Pronúncia do Norte 2

Hoje ao entrar numa sala ouvi duas mulheres novas a falar. Algo estranho e familiar: o sotaque tão deslocado no local, mas tão conhecido. Disse, sem as conhecer, que parecia que estava na minha terra. No Porto? Sim, no Porto. Ah, explicaram elas, já cá estamos há três anos. Uma há mais tempo, outra há menos, a trabalhar. O mercado de trabalho lá está péssimo, diziam. Eu gosto do clima de cá, mas se pudesse voltava para lá, dizia uma, eu já não sei, dizia a outra. Ouvia-as e pensava no que sempre ouço quando vou ao Porto ou quando alguém do Porto vem cá: que tudo está mudado, que as empresas não sobrevivem, que o tecido empresarial é fraquíssimo, que o país está cada vez mais centralizado, que o Porto empobrece a olhos vistos, que o Norte já não é o que era, que quem é ambicioso tem que vir para Lisboa, que cada vez mais tudo se decide em Lisboa, que Lisboa enriquece.
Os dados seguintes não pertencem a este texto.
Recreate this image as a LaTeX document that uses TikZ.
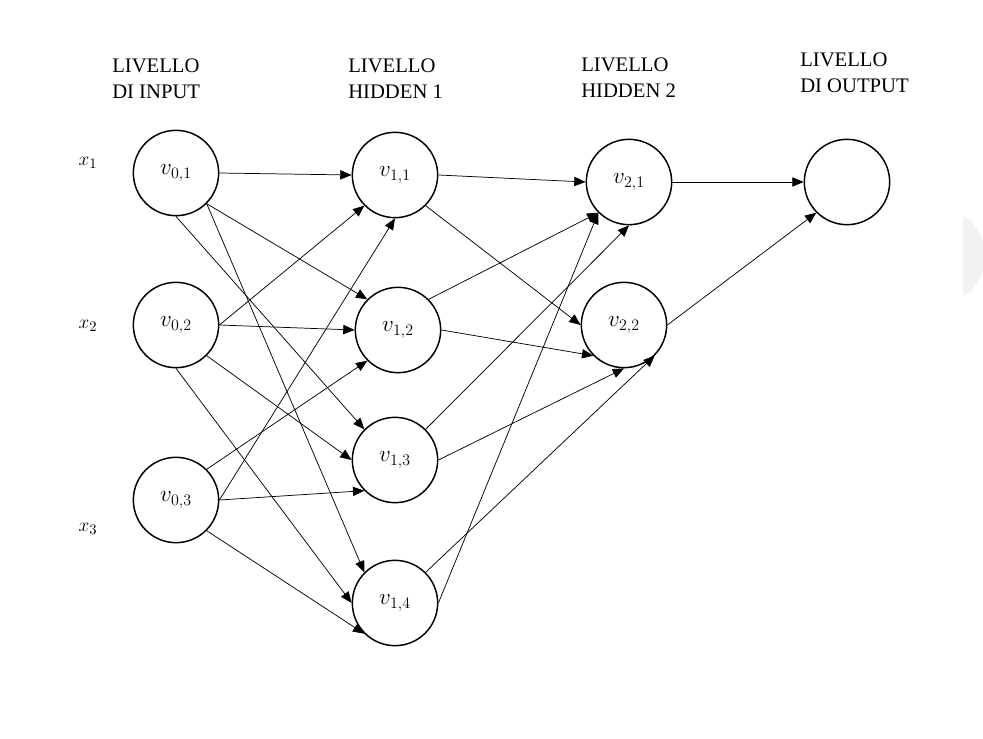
\documentclass[tikz,border=0pt]{standalone}
\usepackage{fontspec}
\setmainfont{Liberation Serif}
\usetikzlibrary{arrows.meta}
\begin{document}
\begin{tikzpicture}[x=0.75pt,y=-0.75pt,>={Triangle[length=8.5pt,width=7pt]},
  main node/.style={circle,draw,line width=1.1pt,minimum size=64pt,inner sep=0pt,font=\fontsize{17}{20}\selectfont},
  layer label/.style={anchor=north west,align=left,inner sep=0pt,font=\fontsize{15.5}{19.5}\selectfont},
  input label/.style={inner sep=0pt,font=\fontsize{15.5}{18}\selectfont},
  link/.style={->,line width=0.55pt}]
\useasboundingbox (0,0) rectangle (983,739);
% faint shape cut by the right edge
\begin{scope}
\clip (963,200) rectangle (983,310);
\fill [black!5] (936,256) circle (49);
\end{scope}
% layer titles
\node [layer label](l0) at (112,59) {LIVELLO\\DI INPUT};
\node [layer label](l1) at (348,59) {LIVELLO\\HIDDEN 1};
\node [layer label](l2) at (581,58) {LIVELLO\\HIDDEN 2};
\node [layer label](l3) at (800,53) {LIVELLO\\DI OUTPUT};
% inputs
\node [input label](x1) at (88,163) {$x_1$};
\node [input label](x2) at (88,326) {$x_2$};
\node [input label](x3) at (88,529) {$x_3$};
% neurons
\node [main node](v01) at (176,173) {$v_{0,1}$};
\node [main node](v02) at (176,325) {$v_{0,2}$};
\node [main node](v03) at (176,500) {$v_{0,3}$};
\node [main node](v11) at (395,175) {$v_{1,1}$};
\node [main node](v12) at (398,330) {$v_{1,2}$};
\node [main node](v13) at (395,460) {$v_{1,3}$};
\node [main node](v14) at (395,603) {$v_{1,4}$};
\node [main node](v21) at (629,182) {$v_{2,1}$};
\node [main node](v22) at (624,325) {$v_{2,2}$};
\node [main node](out) at (847,182) {};
% input -> hidden 1
\draw [link] (v01.east) -- (v11.west);
\draw [link] (v01.south east) -- (v12.north west);
\draw [link] (v01.south) -- (v13.north west);
\draw [link] (v01.south east) -- (v14.north west);
\draw [link] (v02.east) -- (v11.south west);
\draw [link] (v02.east) -- (v12.west);
\draw [link] (v02.south east) -- (v13.west);
\draw [link] (v02.south) -- (v14.west);
\draw [link] (v03.east) -- (v11.south);
\draw [link] (v03.north east) -- (v12.south west);
\draw [link] (v03.east) -- (v13.south west);
\draw [link] (v03.south east) -- (v14.south west);
% hidden 1 -> hidden 2
\draw [link] (v11.east) -- (v21.west);
\draw [link] (v11.south east) -- (v22.west);
\draw [link] (v12.north east) -- (v21.south west);
\draw [link] (v12.east) -- (v22.south west);
\draw [link] (v13.north east) -- (v21.south);
\draw [link] (v13.east) -- (v22.south);
\draw [link] (v14.east) -- (v21.south west);
\draw [link] (v14.north east) -- (v22.south east);
% hidden 2 -> output
\draw [link] (v21.east) -- (out.west);
\draw [link] (v22.east) -- (out.south west);
\end{tikzpicture}
\end{document}
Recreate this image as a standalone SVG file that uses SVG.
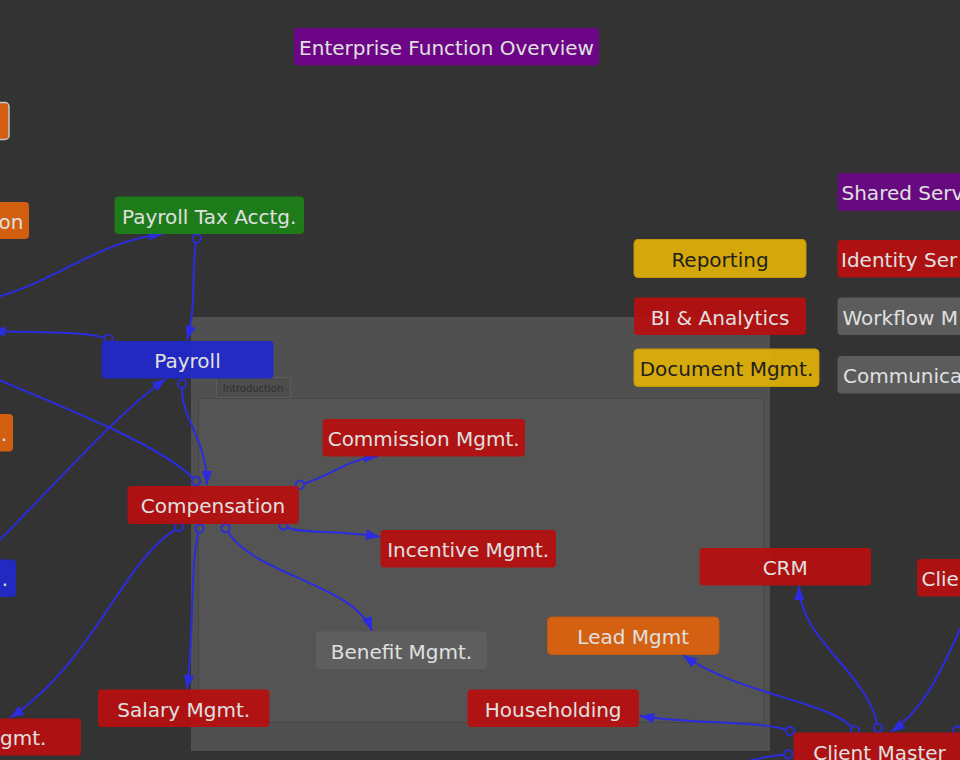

Enfim, um sem fim de lamentações. Se é verdade que vejo muita mudança no Porto, muitas certezas abaladas, muitas vidas transformadas, famílias instabilizadas, também vejo em alguns locais, lojas das mais caras do país sempre com gente e um parque automóvel de fazer inveja. Fenómeno pontual, e muito localizado? Provavelmente. Mas lamento esta tristeza das pessoas no Porto que está tão mais arranjado e mais convidativo.